▶ _WRITTEN PROBLEM_: The material below contains a line with "The picture is" and a line with "plt.rcParams['font.size'] = 10.3". Copy exactly those two lines and all lines between them.

[BEGIN COLLECTED DATA]

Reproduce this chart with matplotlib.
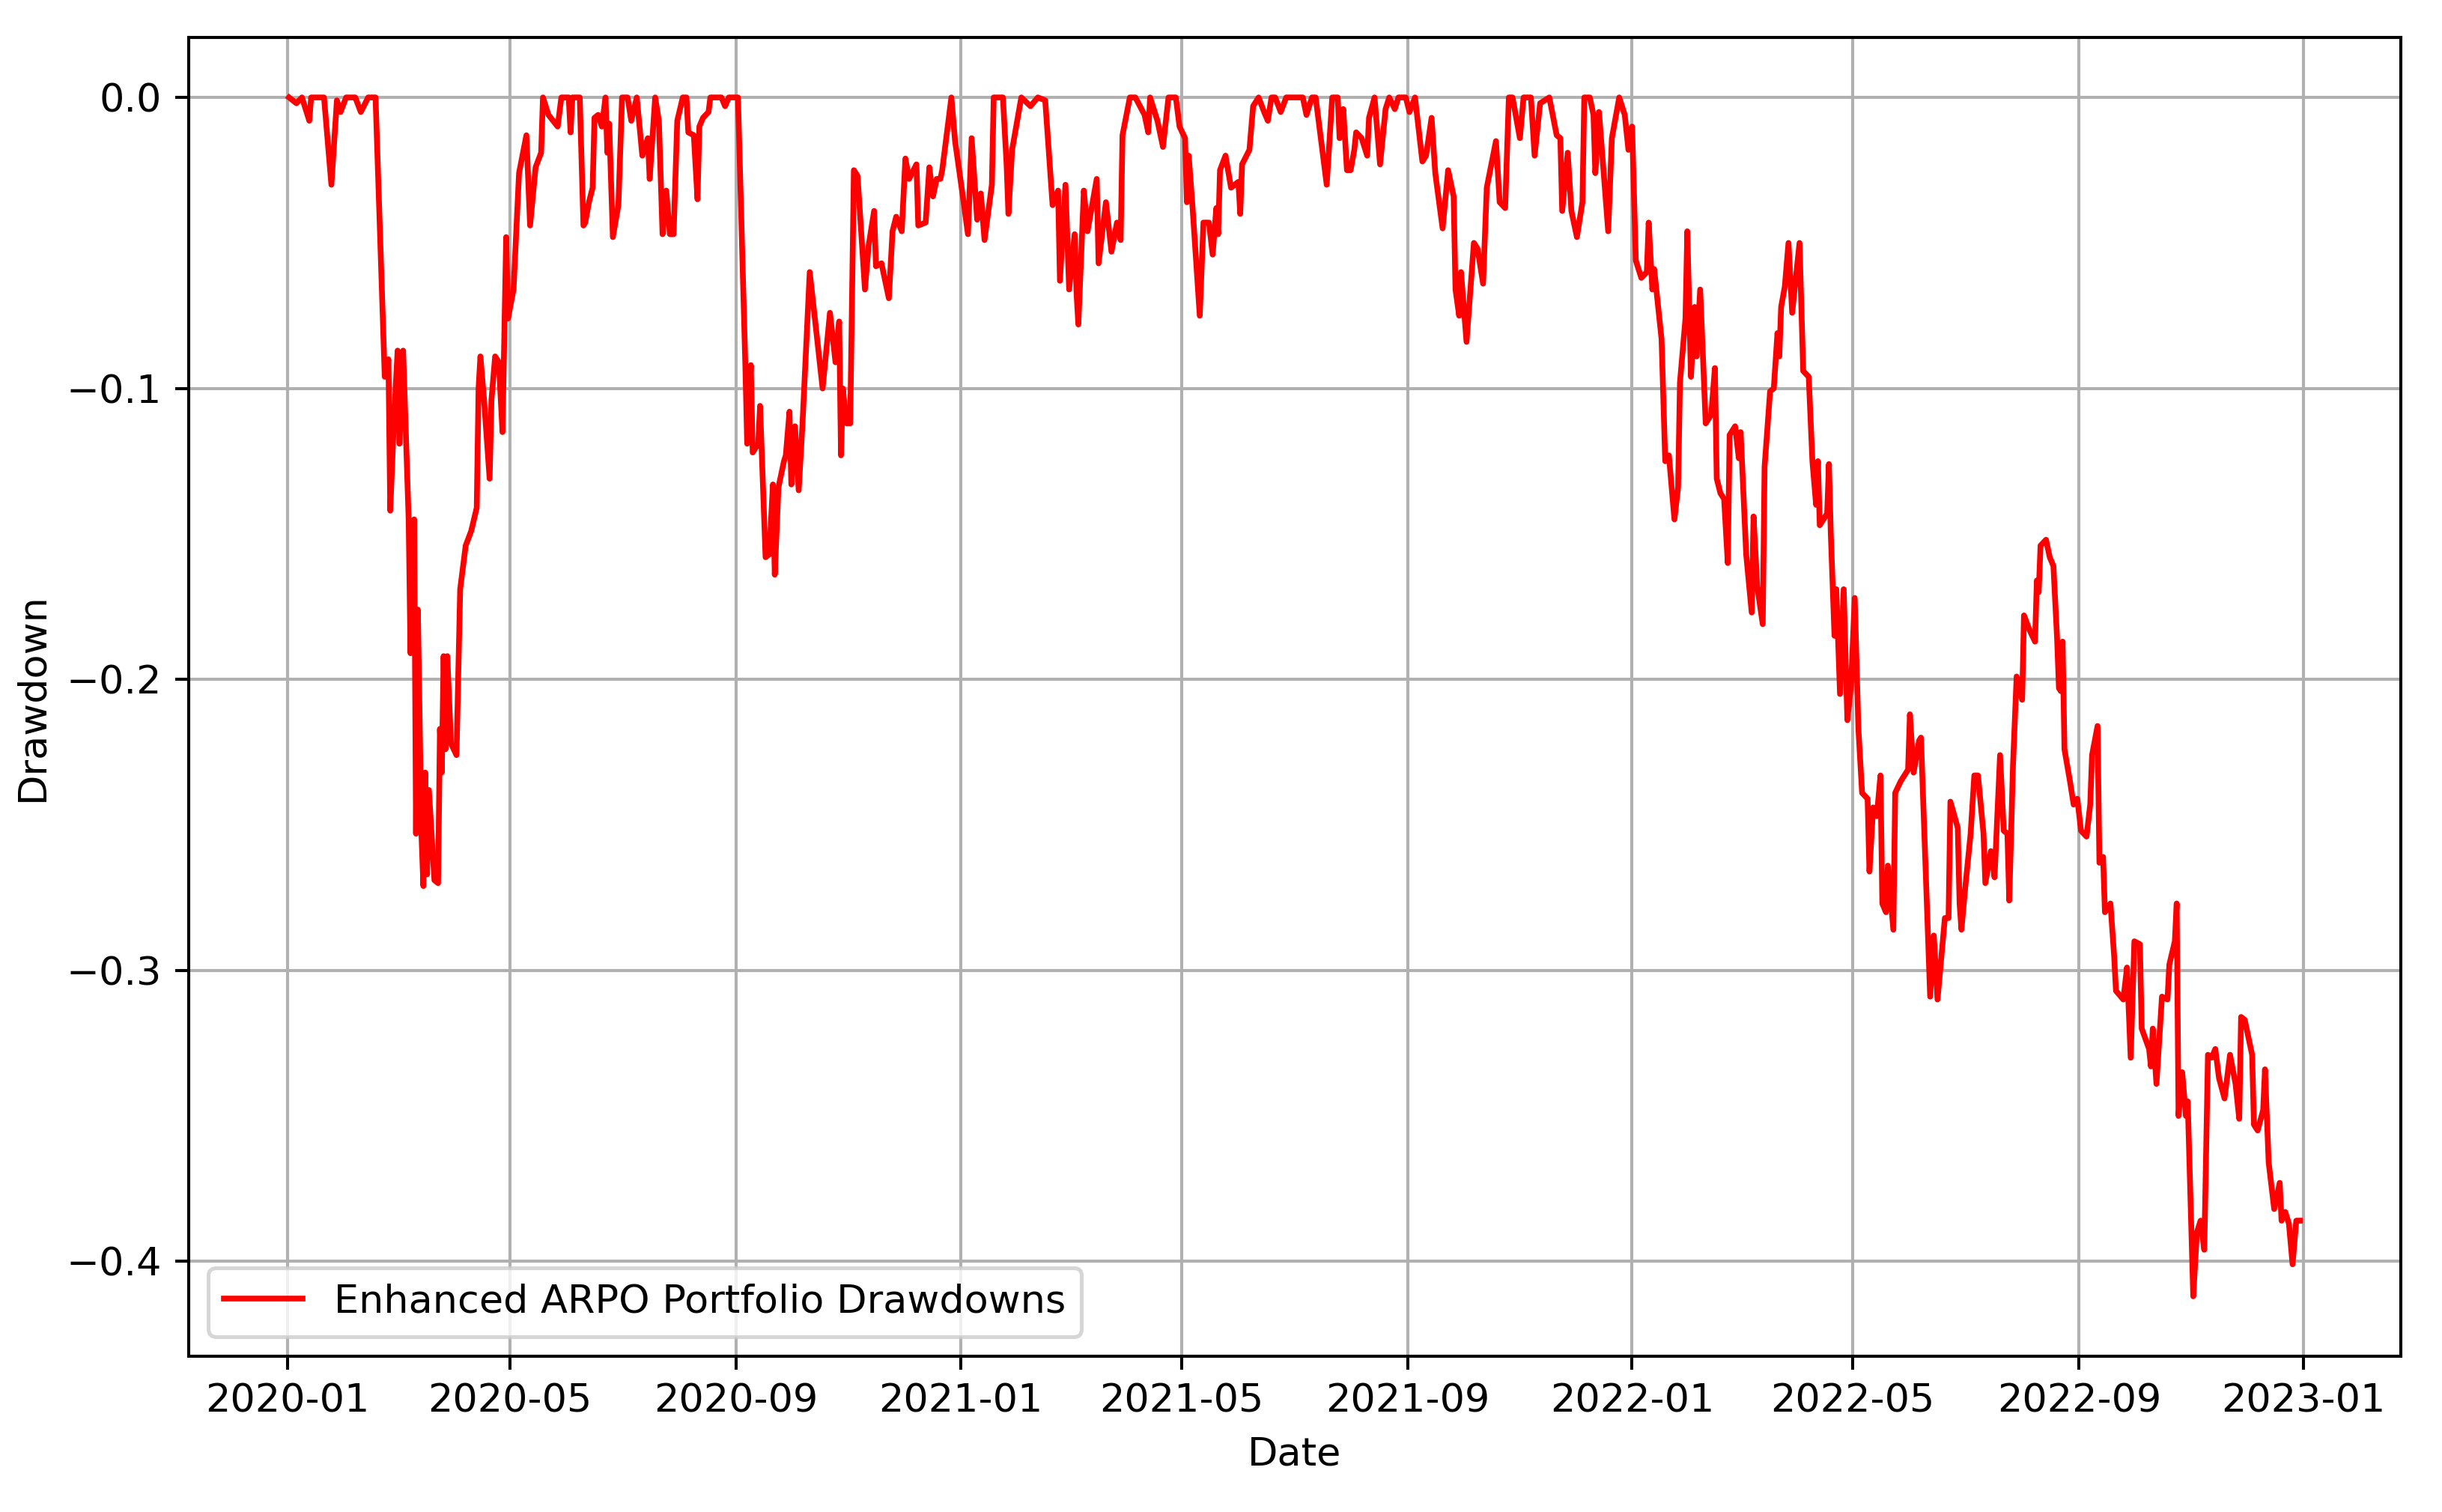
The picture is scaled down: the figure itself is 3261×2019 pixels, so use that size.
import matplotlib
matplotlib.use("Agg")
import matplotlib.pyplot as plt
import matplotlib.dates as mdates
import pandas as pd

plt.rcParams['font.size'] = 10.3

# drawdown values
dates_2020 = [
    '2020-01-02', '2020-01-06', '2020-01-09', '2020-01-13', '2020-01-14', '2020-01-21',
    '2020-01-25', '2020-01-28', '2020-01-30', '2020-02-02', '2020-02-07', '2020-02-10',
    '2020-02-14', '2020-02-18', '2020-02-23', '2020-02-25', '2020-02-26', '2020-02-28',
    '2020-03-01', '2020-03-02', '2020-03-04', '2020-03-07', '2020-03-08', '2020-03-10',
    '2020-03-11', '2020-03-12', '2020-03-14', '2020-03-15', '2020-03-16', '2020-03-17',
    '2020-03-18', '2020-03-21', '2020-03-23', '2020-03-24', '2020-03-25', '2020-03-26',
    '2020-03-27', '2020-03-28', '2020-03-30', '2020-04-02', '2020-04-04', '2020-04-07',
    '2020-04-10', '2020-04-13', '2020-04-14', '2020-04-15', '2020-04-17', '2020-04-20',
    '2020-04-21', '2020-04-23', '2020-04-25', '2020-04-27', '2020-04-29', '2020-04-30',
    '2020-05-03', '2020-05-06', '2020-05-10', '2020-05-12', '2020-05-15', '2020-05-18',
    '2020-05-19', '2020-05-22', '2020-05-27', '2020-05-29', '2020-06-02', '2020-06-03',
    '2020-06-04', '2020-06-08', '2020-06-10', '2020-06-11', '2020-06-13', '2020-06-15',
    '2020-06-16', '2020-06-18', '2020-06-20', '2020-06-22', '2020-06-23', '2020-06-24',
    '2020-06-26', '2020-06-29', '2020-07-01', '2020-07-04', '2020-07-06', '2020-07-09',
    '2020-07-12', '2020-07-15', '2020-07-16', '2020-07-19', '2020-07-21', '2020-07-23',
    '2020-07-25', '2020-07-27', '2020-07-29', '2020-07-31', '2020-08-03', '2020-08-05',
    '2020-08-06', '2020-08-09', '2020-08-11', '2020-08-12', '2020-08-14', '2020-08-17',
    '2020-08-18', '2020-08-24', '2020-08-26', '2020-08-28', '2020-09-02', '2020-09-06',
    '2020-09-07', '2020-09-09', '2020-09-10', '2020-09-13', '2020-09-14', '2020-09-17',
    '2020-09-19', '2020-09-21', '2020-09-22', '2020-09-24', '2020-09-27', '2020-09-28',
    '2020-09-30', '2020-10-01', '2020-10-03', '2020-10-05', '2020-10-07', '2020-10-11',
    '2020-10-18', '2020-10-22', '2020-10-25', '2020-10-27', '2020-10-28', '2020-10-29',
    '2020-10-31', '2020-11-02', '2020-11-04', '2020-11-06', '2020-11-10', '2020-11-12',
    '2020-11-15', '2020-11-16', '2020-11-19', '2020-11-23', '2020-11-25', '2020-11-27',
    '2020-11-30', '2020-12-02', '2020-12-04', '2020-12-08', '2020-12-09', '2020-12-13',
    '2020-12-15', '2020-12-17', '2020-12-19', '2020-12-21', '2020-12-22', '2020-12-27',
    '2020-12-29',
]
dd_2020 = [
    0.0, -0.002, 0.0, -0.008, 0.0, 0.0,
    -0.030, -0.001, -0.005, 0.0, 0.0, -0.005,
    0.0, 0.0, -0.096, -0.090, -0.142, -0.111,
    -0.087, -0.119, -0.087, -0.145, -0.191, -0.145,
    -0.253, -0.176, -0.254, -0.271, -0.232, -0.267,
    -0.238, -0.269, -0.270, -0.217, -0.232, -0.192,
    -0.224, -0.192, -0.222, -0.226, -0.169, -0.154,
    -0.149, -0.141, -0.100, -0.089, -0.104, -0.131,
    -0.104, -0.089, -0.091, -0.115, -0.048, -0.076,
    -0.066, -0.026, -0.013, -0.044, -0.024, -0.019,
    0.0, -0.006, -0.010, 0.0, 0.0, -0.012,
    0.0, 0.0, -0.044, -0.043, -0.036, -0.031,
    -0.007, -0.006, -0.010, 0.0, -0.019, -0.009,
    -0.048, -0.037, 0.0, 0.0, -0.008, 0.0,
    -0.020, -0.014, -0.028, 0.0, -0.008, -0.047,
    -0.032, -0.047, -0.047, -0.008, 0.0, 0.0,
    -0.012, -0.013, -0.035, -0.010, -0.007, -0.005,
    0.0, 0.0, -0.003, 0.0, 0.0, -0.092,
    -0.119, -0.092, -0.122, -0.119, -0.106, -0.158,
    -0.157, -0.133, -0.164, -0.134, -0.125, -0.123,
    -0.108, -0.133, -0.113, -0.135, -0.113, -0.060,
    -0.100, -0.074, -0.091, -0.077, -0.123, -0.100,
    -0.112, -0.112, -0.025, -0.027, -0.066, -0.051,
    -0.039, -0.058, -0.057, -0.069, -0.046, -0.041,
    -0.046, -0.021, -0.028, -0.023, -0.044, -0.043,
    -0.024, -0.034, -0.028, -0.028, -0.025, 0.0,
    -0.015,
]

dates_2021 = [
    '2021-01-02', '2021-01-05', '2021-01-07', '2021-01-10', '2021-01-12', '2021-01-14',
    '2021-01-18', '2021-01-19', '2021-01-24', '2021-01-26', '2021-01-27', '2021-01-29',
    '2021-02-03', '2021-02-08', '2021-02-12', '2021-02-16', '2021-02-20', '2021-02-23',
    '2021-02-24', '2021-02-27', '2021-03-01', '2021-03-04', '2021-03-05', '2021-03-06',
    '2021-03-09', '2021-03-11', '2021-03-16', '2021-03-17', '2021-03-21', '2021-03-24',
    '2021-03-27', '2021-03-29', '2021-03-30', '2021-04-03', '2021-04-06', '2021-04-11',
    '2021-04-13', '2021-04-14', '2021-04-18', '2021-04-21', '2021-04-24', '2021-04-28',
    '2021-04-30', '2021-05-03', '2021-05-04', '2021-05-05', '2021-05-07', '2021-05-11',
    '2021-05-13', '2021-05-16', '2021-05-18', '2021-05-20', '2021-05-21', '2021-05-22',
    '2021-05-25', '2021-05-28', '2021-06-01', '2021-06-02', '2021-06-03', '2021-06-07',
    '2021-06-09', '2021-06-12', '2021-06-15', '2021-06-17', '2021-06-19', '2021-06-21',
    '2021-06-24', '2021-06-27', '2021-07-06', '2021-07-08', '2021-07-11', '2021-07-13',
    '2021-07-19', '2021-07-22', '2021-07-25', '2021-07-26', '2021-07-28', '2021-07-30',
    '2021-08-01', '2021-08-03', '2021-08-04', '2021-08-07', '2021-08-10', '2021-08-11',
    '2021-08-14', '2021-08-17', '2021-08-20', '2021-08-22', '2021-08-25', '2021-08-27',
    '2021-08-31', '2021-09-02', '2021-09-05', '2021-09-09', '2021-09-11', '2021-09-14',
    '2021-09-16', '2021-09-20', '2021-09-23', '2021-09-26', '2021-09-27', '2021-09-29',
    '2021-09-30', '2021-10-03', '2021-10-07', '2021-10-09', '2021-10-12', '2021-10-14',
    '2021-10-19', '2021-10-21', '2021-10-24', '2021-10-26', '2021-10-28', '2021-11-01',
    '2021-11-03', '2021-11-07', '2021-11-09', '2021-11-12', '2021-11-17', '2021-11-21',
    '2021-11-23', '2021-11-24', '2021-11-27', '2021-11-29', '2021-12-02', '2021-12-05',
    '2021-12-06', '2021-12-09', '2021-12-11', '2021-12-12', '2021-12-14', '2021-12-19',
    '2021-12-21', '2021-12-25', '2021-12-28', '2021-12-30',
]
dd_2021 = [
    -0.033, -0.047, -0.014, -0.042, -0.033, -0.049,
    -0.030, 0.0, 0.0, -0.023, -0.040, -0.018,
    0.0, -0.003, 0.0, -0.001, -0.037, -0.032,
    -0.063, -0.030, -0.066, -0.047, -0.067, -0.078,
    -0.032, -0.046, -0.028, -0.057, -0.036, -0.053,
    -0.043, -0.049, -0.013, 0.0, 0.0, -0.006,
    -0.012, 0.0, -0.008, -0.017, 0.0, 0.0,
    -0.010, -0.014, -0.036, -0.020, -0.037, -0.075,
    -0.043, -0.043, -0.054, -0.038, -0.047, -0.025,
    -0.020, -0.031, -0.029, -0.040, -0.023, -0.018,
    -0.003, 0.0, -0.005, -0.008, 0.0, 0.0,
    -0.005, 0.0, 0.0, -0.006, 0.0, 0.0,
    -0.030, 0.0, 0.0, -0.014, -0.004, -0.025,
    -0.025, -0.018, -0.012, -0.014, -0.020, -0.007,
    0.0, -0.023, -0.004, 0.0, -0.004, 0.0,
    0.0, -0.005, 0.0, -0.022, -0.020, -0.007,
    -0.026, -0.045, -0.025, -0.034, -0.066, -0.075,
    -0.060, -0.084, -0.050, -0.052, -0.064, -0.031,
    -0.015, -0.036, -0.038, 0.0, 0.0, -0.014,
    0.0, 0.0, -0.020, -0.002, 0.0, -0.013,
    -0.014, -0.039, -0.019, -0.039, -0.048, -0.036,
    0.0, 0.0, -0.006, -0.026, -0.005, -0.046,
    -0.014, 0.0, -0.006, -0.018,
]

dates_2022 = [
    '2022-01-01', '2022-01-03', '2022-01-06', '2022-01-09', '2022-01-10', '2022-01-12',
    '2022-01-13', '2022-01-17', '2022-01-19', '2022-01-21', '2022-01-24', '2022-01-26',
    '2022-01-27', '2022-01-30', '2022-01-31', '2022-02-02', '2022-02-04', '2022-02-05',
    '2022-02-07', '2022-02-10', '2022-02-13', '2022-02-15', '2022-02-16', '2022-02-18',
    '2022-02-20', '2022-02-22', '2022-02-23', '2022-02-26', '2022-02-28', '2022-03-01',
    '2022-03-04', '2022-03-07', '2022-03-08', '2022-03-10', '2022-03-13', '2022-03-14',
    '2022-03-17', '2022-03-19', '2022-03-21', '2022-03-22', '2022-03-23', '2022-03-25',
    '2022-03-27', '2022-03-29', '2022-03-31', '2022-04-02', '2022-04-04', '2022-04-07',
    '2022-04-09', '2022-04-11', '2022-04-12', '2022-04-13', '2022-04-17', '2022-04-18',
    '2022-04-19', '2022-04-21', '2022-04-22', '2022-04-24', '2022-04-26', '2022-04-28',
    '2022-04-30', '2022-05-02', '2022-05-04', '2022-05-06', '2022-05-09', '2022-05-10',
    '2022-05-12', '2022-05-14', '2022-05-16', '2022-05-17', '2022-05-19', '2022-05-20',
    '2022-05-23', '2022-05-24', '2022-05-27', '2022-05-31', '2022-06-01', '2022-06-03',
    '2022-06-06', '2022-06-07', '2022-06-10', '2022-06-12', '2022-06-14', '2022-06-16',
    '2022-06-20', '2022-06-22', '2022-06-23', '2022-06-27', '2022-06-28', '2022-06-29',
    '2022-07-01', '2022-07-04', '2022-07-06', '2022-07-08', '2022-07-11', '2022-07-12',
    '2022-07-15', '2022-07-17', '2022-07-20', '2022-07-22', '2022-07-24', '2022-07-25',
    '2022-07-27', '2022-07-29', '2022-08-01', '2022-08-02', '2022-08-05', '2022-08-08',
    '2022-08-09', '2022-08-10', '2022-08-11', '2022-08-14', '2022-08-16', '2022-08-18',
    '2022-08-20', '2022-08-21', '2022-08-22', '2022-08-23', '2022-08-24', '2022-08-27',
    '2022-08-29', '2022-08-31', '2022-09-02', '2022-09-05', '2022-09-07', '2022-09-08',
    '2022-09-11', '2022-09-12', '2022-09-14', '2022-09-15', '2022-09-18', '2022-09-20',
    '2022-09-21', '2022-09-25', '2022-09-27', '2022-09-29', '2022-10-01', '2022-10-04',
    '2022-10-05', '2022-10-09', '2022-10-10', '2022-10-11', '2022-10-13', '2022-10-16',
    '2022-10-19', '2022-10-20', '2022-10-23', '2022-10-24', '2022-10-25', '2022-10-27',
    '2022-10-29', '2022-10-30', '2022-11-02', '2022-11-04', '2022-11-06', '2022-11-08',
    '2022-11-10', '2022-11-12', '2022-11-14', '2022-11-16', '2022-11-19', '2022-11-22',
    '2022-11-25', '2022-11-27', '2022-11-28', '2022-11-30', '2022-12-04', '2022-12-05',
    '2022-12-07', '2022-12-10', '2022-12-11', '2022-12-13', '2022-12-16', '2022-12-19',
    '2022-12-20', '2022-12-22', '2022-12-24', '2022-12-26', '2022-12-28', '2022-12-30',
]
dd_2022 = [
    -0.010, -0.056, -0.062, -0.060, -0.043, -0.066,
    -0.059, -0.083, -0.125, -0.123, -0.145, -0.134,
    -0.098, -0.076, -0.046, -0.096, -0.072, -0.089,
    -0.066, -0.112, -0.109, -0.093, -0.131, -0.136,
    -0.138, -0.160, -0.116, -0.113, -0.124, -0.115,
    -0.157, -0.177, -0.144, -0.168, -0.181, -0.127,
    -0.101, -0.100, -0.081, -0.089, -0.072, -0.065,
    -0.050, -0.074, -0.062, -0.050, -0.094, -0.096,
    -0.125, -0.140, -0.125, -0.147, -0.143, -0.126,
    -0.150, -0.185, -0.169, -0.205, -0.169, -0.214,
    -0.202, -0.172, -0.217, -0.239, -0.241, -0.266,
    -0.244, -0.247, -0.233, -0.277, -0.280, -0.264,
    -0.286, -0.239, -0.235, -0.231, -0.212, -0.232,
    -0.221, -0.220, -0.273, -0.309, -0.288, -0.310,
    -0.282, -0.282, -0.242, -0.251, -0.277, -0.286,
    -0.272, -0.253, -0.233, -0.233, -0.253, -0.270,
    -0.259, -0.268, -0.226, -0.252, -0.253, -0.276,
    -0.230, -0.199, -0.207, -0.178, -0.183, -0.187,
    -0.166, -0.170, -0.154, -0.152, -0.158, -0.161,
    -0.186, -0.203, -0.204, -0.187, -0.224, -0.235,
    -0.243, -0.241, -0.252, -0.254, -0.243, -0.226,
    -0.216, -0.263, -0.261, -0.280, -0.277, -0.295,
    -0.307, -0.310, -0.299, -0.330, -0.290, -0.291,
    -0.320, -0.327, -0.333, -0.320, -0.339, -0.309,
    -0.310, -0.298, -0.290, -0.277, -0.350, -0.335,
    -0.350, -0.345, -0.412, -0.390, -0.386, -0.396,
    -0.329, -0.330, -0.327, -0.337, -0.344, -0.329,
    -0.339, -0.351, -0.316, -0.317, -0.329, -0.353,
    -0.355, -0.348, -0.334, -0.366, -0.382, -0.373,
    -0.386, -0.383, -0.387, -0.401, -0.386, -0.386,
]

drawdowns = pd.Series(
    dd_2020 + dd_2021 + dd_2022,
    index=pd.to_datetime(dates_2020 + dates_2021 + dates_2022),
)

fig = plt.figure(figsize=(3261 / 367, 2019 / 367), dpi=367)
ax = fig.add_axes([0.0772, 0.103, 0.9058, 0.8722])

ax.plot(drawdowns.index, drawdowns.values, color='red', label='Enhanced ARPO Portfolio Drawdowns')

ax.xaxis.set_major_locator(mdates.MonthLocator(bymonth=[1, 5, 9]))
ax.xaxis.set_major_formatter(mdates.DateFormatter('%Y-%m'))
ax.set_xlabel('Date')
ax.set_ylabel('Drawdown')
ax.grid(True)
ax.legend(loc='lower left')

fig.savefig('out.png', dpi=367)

[END COLLECTED DATA]

▶ _FULL SOLUTION_:
The picture is scaled down: the figure itself is 3261×2019 pixels, so use that size.
import matplotlib
matplotlib.use("Agg")
import matplotlib.pyplot as plt
import matplotlib.dates as mdates
import pandas as pd

plt.rcParams['font.size'] = 10.3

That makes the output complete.